# [Written request]
Could you retype the lines below, starting at the line holding "Write a Python" and stopping at the line holding "plt.rcParams['font.family'] = ['Liberation", inclusive? Copy them exactly and drop the images.

# [Data in this exercise]
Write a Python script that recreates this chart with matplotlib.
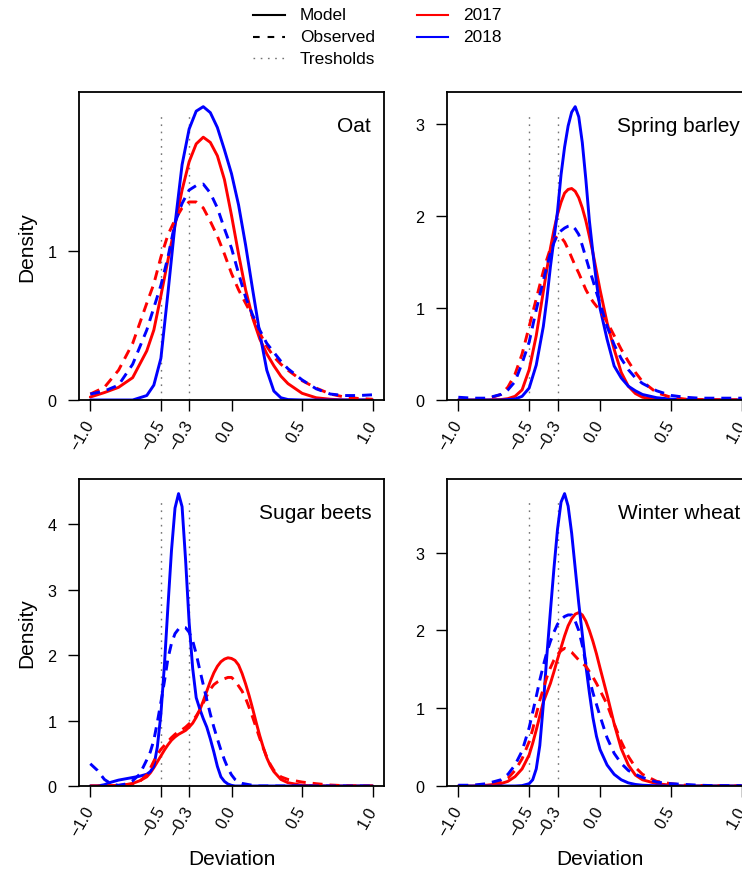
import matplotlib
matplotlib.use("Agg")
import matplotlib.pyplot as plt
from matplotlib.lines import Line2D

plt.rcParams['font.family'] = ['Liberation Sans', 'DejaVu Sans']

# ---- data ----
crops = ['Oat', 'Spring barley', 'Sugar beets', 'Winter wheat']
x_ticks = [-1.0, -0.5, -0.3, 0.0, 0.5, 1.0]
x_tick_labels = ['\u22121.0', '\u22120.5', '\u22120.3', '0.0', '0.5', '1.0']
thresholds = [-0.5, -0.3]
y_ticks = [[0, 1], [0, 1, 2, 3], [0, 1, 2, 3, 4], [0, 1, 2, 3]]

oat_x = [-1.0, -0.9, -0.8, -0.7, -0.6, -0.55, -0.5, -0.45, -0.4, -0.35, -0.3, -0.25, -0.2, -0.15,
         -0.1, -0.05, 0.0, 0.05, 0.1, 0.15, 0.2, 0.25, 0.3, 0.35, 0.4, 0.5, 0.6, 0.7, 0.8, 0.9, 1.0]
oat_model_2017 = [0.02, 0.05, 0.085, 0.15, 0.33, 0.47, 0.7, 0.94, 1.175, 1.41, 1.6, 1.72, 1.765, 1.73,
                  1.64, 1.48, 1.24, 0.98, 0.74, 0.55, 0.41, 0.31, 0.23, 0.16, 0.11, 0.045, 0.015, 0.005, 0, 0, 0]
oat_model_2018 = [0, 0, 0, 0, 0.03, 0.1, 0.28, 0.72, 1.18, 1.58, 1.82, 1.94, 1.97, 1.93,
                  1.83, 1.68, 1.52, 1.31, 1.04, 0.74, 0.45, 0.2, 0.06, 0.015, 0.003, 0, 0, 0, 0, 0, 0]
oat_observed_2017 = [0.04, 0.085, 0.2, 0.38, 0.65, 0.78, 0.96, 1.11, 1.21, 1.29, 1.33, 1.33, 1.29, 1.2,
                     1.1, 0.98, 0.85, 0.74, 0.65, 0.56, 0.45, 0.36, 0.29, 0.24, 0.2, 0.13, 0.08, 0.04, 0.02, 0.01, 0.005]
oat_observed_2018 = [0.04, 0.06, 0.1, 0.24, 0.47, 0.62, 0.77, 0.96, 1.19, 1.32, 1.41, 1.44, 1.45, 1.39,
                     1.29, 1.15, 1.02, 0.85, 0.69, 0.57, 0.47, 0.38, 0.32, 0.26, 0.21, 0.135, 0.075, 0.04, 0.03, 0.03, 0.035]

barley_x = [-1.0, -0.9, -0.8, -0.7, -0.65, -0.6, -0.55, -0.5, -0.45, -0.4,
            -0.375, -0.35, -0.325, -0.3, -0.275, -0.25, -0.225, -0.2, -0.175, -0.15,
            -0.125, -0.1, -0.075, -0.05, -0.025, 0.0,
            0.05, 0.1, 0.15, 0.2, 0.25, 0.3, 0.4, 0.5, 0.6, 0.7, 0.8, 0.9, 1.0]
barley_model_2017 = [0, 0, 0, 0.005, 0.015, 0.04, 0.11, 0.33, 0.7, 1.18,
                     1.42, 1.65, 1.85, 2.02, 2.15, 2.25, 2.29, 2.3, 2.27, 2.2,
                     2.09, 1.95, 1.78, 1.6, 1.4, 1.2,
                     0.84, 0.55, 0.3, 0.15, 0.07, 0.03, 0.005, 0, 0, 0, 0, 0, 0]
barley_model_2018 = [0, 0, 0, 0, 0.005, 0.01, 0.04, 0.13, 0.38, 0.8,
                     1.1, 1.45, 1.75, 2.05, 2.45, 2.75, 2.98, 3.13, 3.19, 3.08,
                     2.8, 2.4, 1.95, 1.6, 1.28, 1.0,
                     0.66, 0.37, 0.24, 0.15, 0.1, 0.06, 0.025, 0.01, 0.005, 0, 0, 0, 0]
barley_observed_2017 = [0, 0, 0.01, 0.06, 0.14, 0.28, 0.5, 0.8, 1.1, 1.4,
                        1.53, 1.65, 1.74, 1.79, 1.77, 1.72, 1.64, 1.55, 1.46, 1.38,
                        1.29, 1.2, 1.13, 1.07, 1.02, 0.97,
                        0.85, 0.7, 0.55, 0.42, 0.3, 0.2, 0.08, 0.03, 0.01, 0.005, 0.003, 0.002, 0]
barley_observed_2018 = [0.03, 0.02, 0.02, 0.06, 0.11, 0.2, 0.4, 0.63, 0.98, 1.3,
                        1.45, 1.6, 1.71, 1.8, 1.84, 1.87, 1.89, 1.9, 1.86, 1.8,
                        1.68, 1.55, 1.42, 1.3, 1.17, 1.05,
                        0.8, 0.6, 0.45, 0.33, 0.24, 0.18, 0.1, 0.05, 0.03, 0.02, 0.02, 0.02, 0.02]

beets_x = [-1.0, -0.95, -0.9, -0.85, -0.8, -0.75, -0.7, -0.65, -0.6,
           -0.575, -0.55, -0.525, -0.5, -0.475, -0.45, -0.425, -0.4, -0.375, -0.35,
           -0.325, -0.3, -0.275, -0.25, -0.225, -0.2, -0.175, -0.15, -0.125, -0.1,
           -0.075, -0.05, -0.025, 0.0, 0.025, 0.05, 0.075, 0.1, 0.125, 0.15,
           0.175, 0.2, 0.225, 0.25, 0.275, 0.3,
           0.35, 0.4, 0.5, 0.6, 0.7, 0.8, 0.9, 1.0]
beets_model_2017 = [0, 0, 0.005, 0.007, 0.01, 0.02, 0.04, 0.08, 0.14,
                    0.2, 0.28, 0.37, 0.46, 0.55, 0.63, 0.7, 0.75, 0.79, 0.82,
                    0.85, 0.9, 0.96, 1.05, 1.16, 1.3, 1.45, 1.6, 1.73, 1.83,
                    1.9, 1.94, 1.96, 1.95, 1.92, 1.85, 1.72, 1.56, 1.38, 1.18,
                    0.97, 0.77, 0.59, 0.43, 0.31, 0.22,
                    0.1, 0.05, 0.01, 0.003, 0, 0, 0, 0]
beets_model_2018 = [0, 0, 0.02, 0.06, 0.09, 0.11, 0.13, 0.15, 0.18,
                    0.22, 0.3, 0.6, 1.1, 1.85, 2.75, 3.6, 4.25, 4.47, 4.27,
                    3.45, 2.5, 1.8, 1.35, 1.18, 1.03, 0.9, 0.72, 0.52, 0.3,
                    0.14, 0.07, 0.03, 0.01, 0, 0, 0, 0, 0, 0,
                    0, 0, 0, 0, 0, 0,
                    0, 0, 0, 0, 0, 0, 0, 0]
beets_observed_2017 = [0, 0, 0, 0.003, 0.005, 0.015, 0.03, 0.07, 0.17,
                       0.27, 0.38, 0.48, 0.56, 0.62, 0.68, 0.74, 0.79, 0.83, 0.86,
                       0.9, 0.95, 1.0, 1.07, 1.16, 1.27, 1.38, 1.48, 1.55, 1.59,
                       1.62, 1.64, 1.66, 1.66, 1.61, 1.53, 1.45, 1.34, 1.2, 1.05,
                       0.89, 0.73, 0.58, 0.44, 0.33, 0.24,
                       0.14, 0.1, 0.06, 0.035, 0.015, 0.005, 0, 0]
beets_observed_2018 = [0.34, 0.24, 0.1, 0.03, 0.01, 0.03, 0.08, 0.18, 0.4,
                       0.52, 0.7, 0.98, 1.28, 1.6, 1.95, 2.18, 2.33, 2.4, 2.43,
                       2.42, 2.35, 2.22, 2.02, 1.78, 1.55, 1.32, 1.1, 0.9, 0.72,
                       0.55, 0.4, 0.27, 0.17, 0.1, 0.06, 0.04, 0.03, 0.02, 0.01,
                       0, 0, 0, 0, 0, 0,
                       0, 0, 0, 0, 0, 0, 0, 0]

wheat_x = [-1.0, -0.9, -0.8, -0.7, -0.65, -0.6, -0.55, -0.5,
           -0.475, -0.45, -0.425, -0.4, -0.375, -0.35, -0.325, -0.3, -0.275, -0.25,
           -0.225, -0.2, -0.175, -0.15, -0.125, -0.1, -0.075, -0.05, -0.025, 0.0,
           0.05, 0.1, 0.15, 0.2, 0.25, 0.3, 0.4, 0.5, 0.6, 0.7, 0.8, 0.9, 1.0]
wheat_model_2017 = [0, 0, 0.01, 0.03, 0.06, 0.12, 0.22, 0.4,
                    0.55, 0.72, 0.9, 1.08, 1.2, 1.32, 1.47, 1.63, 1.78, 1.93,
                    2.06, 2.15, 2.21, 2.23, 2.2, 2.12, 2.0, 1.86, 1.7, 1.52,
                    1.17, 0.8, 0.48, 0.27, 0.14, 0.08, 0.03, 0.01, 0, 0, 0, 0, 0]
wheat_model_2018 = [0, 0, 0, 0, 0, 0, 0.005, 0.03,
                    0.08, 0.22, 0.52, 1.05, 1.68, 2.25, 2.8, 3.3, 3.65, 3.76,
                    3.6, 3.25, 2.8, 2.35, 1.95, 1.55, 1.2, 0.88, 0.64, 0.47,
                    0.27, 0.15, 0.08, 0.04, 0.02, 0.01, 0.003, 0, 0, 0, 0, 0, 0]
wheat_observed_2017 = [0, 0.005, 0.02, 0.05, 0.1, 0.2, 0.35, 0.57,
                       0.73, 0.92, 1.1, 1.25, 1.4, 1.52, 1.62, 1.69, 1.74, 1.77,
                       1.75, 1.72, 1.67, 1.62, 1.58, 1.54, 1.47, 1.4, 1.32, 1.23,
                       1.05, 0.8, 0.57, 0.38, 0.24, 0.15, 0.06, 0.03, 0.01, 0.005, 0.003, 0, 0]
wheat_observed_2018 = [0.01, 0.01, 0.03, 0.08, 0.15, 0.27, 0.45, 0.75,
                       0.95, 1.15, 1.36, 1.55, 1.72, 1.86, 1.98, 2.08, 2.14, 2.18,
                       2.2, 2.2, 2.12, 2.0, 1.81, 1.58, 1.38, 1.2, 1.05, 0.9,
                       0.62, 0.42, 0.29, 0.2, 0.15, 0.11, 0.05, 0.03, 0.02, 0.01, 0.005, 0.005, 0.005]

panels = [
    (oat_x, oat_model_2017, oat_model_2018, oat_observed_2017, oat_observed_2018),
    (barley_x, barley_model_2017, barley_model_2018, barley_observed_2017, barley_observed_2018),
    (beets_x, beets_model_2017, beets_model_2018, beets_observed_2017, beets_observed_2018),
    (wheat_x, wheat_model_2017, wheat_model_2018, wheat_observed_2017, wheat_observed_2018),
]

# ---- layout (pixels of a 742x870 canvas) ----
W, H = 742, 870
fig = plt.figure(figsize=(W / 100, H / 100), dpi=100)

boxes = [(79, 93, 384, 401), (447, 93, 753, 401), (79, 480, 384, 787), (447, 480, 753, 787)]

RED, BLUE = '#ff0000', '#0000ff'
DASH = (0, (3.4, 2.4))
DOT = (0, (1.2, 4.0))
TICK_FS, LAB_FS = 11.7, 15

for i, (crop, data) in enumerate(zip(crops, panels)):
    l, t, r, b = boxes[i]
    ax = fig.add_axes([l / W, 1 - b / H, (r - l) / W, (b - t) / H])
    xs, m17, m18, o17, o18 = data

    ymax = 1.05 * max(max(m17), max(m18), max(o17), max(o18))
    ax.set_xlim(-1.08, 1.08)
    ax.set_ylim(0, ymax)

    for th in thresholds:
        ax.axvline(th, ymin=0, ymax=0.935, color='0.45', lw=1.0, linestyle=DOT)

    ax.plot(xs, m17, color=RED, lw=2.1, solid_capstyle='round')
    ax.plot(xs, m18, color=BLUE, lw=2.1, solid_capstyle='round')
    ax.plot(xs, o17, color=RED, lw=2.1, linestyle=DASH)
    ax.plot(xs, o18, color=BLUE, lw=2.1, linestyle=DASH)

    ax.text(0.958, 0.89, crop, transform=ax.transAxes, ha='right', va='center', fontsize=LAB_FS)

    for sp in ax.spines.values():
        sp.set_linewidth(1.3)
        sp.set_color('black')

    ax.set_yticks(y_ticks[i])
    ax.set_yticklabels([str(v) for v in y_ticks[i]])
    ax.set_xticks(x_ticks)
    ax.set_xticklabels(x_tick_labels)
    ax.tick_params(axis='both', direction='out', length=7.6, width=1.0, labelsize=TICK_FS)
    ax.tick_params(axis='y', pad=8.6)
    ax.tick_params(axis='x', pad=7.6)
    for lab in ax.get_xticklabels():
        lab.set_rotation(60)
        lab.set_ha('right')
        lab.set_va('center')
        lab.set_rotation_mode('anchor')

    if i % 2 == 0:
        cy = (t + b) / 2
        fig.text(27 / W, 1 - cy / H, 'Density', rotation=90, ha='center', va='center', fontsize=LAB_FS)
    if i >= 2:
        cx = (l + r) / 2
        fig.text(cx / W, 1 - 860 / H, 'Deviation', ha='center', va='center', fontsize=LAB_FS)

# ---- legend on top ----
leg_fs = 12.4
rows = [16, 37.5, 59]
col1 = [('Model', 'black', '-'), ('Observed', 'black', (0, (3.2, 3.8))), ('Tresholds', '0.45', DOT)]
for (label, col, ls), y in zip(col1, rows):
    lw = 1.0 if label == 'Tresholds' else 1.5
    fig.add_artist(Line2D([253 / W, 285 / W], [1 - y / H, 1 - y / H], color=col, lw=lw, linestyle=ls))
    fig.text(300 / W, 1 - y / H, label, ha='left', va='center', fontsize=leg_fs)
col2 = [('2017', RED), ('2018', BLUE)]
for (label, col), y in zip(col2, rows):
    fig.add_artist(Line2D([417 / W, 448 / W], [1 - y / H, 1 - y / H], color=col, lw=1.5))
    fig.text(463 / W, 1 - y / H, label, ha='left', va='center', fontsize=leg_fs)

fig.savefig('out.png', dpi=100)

...

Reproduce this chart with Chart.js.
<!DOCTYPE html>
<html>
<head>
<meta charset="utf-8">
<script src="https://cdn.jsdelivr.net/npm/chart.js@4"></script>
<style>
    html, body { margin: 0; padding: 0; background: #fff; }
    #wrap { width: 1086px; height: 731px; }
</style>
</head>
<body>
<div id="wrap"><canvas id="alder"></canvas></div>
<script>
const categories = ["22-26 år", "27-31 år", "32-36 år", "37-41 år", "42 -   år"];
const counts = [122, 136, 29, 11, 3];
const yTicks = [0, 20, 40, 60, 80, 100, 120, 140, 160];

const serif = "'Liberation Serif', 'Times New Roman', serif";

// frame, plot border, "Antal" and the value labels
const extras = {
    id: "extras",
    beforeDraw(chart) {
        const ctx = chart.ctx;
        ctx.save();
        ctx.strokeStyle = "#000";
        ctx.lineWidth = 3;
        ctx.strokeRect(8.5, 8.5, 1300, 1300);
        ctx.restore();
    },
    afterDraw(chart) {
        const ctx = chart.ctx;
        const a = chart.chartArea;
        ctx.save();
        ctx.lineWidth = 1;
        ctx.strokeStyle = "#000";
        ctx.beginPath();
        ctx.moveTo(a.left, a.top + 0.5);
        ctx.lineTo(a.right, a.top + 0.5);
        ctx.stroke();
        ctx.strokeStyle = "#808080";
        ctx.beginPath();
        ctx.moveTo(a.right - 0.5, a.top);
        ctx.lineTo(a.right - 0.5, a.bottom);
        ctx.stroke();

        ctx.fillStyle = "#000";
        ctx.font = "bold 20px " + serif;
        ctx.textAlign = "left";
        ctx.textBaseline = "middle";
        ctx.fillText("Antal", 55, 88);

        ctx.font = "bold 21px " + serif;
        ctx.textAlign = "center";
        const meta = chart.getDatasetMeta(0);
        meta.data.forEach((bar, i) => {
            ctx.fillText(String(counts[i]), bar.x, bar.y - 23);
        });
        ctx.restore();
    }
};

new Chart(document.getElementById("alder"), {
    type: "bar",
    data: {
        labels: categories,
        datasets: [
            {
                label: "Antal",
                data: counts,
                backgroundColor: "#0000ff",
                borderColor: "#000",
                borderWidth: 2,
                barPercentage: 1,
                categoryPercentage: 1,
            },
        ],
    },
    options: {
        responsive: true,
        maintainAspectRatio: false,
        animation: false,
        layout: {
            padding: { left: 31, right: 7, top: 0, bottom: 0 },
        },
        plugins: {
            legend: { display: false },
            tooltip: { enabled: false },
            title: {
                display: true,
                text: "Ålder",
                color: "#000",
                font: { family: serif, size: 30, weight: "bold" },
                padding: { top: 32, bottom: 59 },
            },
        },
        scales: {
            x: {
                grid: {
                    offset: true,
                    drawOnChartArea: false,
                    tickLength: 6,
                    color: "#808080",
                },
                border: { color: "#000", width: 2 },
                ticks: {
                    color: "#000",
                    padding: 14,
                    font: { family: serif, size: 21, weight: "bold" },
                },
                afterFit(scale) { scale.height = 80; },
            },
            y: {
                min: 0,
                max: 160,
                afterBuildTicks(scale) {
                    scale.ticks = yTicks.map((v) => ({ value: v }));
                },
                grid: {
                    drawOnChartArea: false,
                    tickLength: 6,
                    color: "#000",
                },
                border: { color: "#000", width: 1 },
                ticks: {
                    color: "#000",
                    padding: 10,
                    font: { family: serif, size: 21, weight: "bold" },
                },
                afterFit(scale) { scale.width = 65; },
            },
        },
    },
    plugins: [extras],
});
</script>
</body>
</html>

...

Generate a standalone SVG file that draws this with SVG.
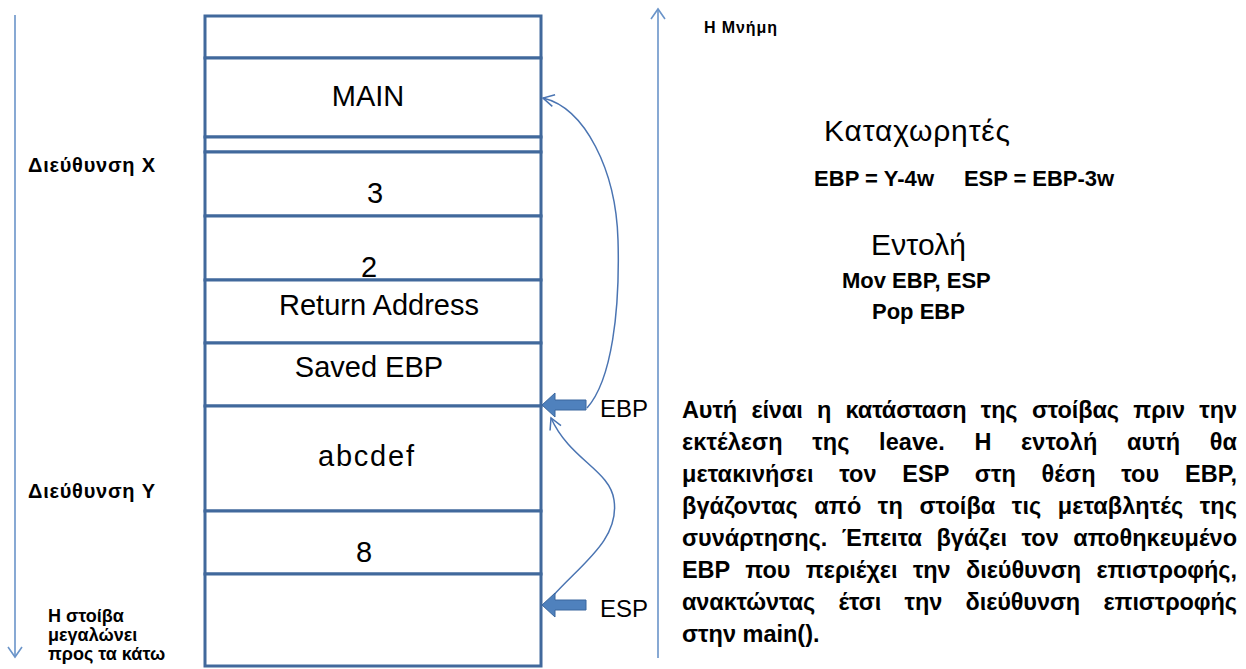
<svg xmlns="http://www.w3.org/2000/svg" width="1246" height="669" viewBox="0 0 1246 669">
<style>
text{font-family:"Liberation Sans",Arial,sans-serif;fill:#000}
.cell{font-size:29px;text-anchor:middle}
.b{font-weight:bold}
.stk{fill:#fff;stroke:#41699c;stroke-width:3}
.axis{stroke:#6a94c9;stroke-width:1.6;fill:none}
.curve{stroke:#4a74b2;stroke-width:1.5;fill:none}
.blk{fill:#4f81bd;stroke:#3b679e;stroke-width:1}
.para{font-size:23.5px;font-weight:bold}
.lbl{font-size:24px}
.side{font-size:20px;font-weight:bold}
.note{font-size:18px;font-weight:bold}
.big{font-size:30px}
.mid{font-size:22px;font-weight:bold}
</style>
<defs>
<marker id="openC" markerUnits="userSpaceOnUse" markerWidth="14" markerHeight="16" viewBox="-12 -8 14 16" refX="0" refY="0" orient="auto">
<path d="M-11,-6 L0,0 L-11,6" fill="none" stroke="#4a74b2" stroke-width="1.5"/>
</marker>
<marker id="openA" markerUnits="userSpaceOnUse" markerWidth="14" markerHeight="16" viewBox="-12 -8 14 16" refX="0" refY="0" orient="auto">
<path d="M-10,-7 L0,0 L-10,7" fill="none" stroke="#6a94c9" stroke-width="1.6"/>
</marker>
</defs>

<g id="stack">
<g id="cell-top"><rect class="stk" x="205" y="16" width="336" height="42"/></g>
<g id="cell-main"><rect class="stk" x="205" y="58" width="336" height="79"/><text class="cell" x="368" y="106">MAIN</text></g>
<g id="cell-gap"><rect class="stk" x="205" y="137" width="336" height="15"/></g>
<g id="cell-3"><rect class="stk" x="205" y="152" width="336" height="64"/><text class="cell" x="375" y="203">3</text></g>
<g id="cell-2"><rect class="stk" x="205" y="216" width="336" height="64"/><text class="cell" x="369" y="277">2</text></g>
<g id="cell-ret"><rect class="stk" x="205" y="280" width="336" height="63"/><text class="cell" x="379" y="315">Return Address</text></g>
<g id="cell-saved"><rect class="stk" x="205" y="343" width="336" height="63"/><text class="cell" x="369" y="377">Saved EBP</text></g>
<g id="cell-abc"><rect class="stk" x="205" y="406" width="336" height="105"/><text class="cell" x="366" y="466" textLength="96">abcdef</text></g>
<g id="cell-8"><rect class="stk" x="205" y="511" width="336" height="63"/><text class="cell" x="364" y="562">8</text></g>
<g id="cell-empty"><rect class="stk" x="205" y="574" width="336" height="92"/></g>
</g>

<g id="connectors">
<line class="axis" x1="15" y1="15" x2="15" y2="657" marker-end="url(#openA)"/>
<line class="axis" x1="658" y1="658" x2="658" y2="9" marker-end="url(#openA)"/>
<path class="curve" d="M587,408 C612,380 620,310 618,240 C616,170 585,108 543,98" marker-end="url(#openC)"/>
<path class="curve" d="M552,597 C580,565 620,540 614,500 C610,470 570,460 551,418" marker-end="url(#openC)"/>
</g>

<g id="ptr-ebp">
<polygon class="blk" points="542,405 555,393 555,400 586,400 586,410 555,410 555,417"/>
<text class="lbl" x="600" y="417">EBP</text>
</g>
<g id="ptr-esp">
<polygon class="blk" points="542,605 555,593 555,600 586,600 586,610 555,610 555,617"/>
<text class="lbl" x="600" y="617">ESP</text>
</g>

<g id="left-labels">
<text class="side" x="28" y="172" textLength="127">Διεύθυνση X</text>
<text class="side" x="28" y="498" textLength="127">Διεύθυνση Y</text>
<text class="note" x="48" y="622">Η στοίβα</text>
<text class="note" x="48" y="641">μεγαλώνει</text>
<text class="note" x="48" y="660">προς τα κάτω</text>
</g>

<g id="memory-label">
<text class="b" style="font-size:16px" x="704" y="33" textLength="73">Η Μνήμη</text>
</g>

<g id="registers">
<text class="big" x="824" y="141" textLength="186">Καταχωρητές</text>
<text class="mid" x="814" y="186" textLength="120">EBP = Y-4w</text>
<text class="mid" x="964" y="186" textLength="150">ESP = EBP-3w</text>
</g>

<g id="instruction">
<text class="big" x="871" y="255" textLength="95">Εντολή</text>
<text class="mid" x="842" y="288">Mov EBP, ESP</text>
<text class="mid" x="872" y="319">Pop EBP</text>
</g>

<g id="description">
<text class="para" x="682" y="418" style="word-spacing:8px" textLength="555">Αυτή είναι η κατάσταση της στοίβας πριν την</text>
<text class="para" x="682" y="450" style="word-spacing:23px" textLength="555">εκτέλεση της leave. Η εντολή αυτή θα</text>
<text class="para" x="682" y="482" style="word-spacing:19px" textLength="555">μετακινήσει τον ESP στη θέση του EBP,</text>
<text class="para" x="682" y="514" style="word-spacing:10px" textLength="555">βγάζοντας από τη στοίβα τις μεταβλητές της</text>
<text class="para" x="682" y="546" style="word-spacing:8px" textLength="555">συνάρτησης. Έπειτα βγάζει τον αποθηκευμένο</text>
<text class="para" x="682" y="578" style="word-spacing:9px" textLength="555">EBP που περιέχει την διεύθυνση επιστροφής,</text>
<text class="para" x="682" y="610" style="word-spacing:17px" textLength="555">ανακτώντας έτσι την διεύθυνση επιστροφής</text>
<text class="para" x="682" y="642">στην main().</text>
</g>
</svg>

# [Problem solution]
Write a Python script that recreates this chart with matplotlib.
import matplotlib
matplotlib.use("Agg")
import matplotlib.pyplot as plt
from matplotlib.lines import Line2D

plt.rcParams['font.family'] = ['Liberation Sans', 'DejaVu Sans']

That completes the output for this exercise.